Information supplied:
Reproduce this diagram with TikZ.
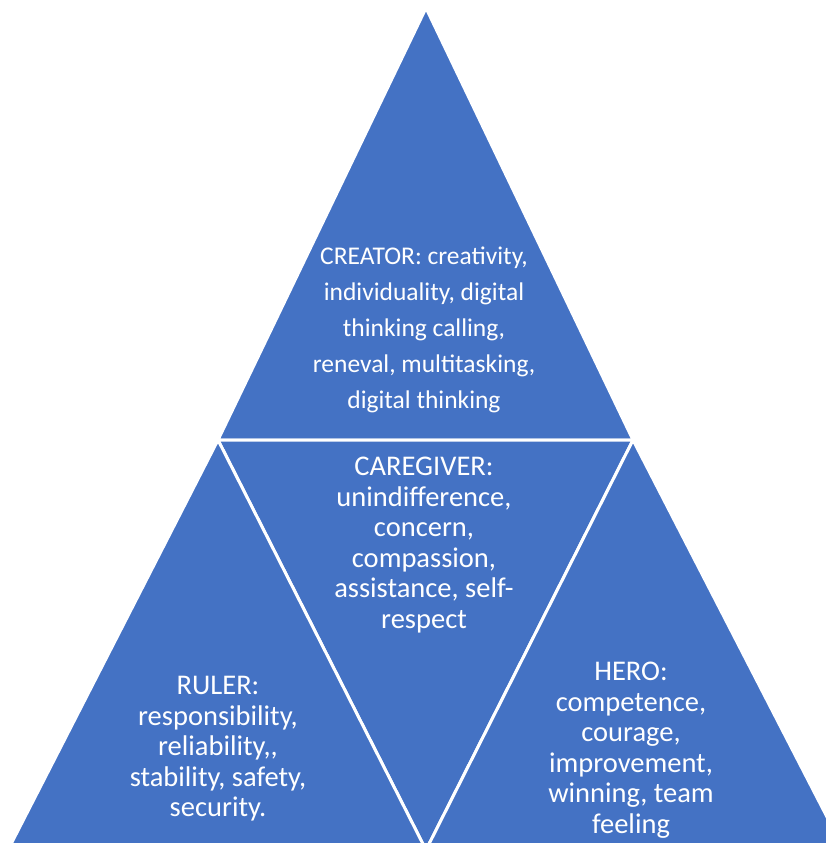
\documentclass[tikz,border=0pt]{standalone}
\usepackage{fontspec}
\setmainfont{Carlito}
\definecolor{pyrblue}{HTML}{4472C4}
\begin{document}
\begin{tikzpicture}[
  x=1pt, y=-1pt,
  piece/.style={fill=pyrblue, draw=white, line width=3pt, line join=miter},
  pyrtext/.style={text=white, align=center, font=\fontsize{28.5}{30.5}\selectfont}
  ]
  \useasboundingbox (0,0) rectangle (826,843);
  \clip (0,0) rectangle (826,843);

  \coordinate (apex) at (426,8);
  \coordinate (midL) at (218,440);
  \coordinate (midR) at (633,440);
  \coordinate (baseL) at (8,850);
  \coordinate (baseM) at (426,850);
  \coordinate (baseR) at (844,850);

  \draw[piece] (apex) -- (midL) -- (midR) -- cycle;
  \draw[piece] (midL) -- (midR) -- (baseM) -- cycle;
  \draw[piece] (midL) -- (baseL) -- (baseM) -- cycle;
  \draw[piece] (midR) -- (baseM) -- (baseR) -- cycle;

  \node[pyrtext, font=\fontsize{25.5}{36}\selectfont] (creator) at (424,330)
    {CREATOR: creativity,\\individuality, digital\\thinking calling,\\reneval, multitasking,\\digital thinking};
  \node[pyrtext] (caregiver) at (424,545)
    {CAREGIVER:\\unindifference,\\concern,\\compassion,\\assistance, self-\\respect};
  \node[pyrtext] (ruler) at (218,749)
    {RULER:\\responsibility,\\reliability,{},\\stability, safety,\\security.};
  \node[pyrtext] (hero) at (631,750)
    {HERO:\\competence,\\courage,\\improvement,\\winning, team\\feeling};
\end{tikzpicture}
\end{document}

What is expected: Go from the first line of the listing to the line holding "(baseR) -- cycle;" and, please, transcribe those lines exactly, both included, with no pictures.

Full answer:
Reproduce this diagram with TikZ.
\documentclass[tikz,border=0pt]{standalone}
\usepackage{fontspec}
\setmainfont{Carlito}
\definecolor{pyrblue}{HTML}{4472C4}
\begin{document}
\begin{tikzpicture}[
  x=1pt, y=-1pt,
  piece/.style={fill=pyrblue, draw=white, line width=3pt, line join=miter},
  pyrtext/.style={text=white, align=center, font=\fontsize{28.5}{30.5}\selectfont}
  ]
  \useasboundingbox (0,0) rectangle (826,843);
  \clip (0,0) rectangle (826,843);

  \coordinate (apex) at (426,8);
  \coordinate (midL) at (218,440);
  \coordinate (midR) at (633,440);
  \coordinate (baseL) at (8,850);
  \coordinate (baseM) at (426,850);
  \coordinate (baseR) at (844,850);

  \draw[piece] (apex) -- (midL) -- (midR) -- cycle;
  \draw[piece] (midL) -- (midR) -- (baseM) -- cycle;
  \draw[piece] (midL) -- (baseL) -- (baseM) -- cycle;
  \draw[piece] (midR) -- (baseM) -- (baseR) -- cycle;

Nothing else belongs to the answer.